As far as drilling technology is concerned, no technically significant leaps in development are to be expected in the coming years. Rather, the focus will be on using the drilling data that are already frequently recorded and contractually required. The basis lies in an efficient as possible digital drilling data management, which houses some optimization potential. The digitization of the drilling data reduces the documentation effort and increases the quality of the data at the same time. The transparency and usability of the data enable the identification of problem areas, the analysis of performance and consumption quantities and thus form the basis for calculation, controlling and construction site management in general. In further steps it is possible to define process assignments based on the drilling data, visualize processes accordingly and automatically generate measurement and accounting sheets for the customer.

*****

Still only scratching the earths crust at depths of over 12 kilometers (Credit: Venita Oberholster, Pixabay)

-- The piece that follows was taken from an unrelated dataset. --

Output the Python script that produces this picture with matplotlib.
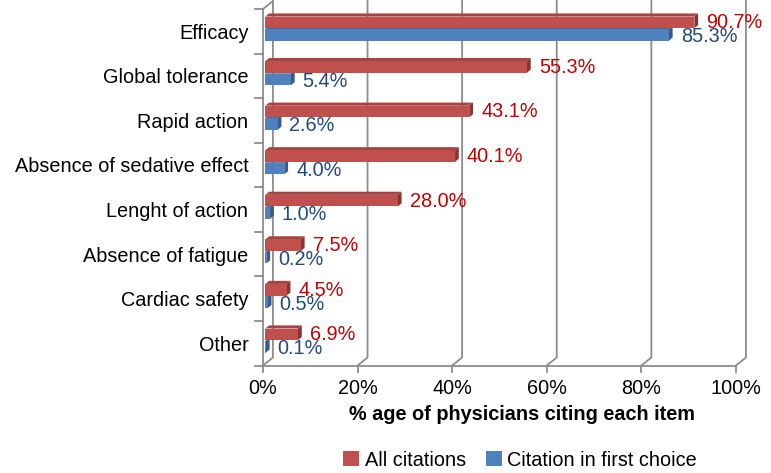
import matplotlib.pyplot as plt
from matplotlib.patches import Polygon, Rectangle

plt.rcParams['font.family'] = ['Liberation Sans', 'DejaVu Sans']

# data
categories = ['Efficacy', 'Global tolerance', 'Rapid action', 'Absence of sedative effect',
              'Lenght of action', 'Absence of fatigue', 'Cardiac safety', 'Other']
all_citations = [90.7, 55.3, 43.1, 40.1, 28.0, 7.5, 4.5, 6.9]
first_choice = [85.3, 5.4, 2.6, 4.0, 1.0, 0.2, 0.5, 0.1]
x_ticks = [0, 20, 40, 60, 80, 100]

red_front, red_top, red_side = '#C0504D', '#A54341', '#8A3432'
blue_front, blue_top, blue_side = '#4F81BD', '#3E6A9E', '#355C8C'
red_text, blue_text = '#C00000', '#1F497D'
grid_col = '#8C8C8C'
fs = 14.3

fig = plt.figure(figsize=(7.71, 4.73), dpi=100)
ax = fig.add_axes([263 / 771, 1 - 365.5 / 473, 473 / 771, 356.5 / 473])
ax.set_xlim(0, 100)
ax.set_ylim(7.5, -0.5)
for s in ax.spines.values():
    s.set_visible(False)

# 3D walls: offset of back wall
dx, dy = 2.1, 0.18

# back gridlines + floor diagonals
for t in x_ticks:
    ax.plot([t, t + dx, t + dx], [7.5, 7.5 - dy, -0.5 - dy], color=grid_col, lw=1.3,
            clip_on=False, zorder=1)
    ax.plot([t, t], [7.5, 7.65], color=grid_col, lw=1.3, clip_on=False, zorder=1)
# front left edge and bottom edge
ax.plot([0, 0, dx], [7.5, -0.5, -0.5 - dy], color=grid_col, lw=1.3, clip_on=False, zorder=1)
ax.plot([0, 100], [7.5, 7.5], color=grid_col, lw=1.3, clip_on=False, zorder=1)
for k in range(9):
    ax.plot([-1.6, 0], [k - 0.5, k - 0.5], color=grid_col, lw=1.3, clip_on=False, zorder=1)


def bar3d(yc, val, front, top, side, z):
    h = 0.26
    s0, ddx, ddy = 0.5, 0.8, 0.07
    y0, y1 = yc - h / 2, yc + h / 2
    x1 = s0 + val
    ax.add_patch(Polygon([(s0, y0), (x1, y0), (x1 + ddx, y0 - ddy), (s0 + ddx, y0 - ddy)],
                         closed=True, fc=top, ec='none', zorder=z, clip_on=False))
    ax.add_patch(Polygon([(x1, y0), (x1 + ddx, y0 - ddy), (x1 + ddx, y1 - ddy), (x1, y1)],
                         closed=True, fc=side, ec='none', zorder=z, clip_on=False))
    ax.add_patch(Rectangle((s0, y0), val, h, fc=front, ec='none', zorder=z, clip_on=False))


for i, (a, b) in enumerate(zip(all_citations, first_choice)):
    bar3d(i + 0.08, b, blue_front, blue_top, blue_side, 3)
    bar3d(i - 0.2, a, red_front, red_top, red_side, 4)
    ax.text(a + 3.0, i - 0.19, f'{a:.1f}%', color=red_text, fontsize=fs,
            va='center', ha='left', zorder=6)
    ax.text(b + 3.0, i + 0.12, f'{b:.1f}%', color=blue_text, fontsize=fs,
            va='center', ha='left', zorder=5)

ax.set_yticks(range(len(categories)))
ax.set_yticklabels(categories, fontsize=fs)
ax.tick_params(axis='y', length=0, pad=10.5)
ax.set_xticks(x_ticks)
ax.set_xticklabels([f'{t}%' for t in x_ticks], fontsize=fs)
ax.tick_params(axis='x', length=0, pad=10)

fig.text(522 / 771, 1 - 414 / 473, '% age of physicians citing each item', fontsize=fs,
         fontweight='bold', ha='center', va='center')

handles = [Rectangle((0, 0), 1, 1, fc=red_front), Rectangle((0, 0), 1, 1, fc=blue_front)]
fig.legend(handles, ['All citations', 'Citation in first choice'], loc='center',
           bbox_to_anchor=(520 / 771, 1 - 460 / 473), ncol=2, frameon=False, fontsize=fs,
           handlelength=0.8, handleheight=0.8, handletextpad=0.3, columnspacing=1.0)

fig.savefig('out.png', dpi=100)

“Anything one man can imagine, other men can make real,” Jules Verne once wrote. We have not yet made it all the way to the centre of the earth, but coming as far as Thorsten has, was nothing more but a distant dream during Vernes lifetime. At the end of the 1970s, the to date deepest borhole in the world penetrated to depths of over 12 kilometers, and yet only scratched the earth’s crust. Around 6,000 kilometers are missing to the actual center of the earth – but who knows what the future will bring. Perhaps the science fiction prophet, who dreamed of submarines as early as the mid-19th century, will be right with a trip to the center of the earth.

*****

About Thorsten Kratz:

Like Professor Lidenbrock, Thorsten Kratz comes from Germany. The mining engineering graduate worked as a research assistant at the Institute for Mining Studies I at RWTH Aachen University in the research field of conventional shaft sinking during his doctorate. After completing his doctorate, he moved on to work for Thyssen Schachtbau GmbH, where he is now working as a project manager in the Alpine and Balkan region for infrastructure and mining projects with a focus on tunnel and shaft construction, raise-boring, exploration drilling and injection technology. His main project is the Semmering Base Tunnel, construction lot 1.1, which he has been involved in since the beginning as a member of the technical management.


Thorsten Kratz – more Jules Verne or Otto Lidenbrock? (Credit: Wikimedia Commons)

By Anna Riedler

When the sense of direction was distributed, Anna had just gotten lost. So much the better that her work has only peripherally to do with construction sites – she would probably never find her way back to the office. Instead, the studied journalist diligently writes texts for our homepage and our blog, as well as short personal descriptions with all the potential of being nominated for a Nobel Prize for Literature.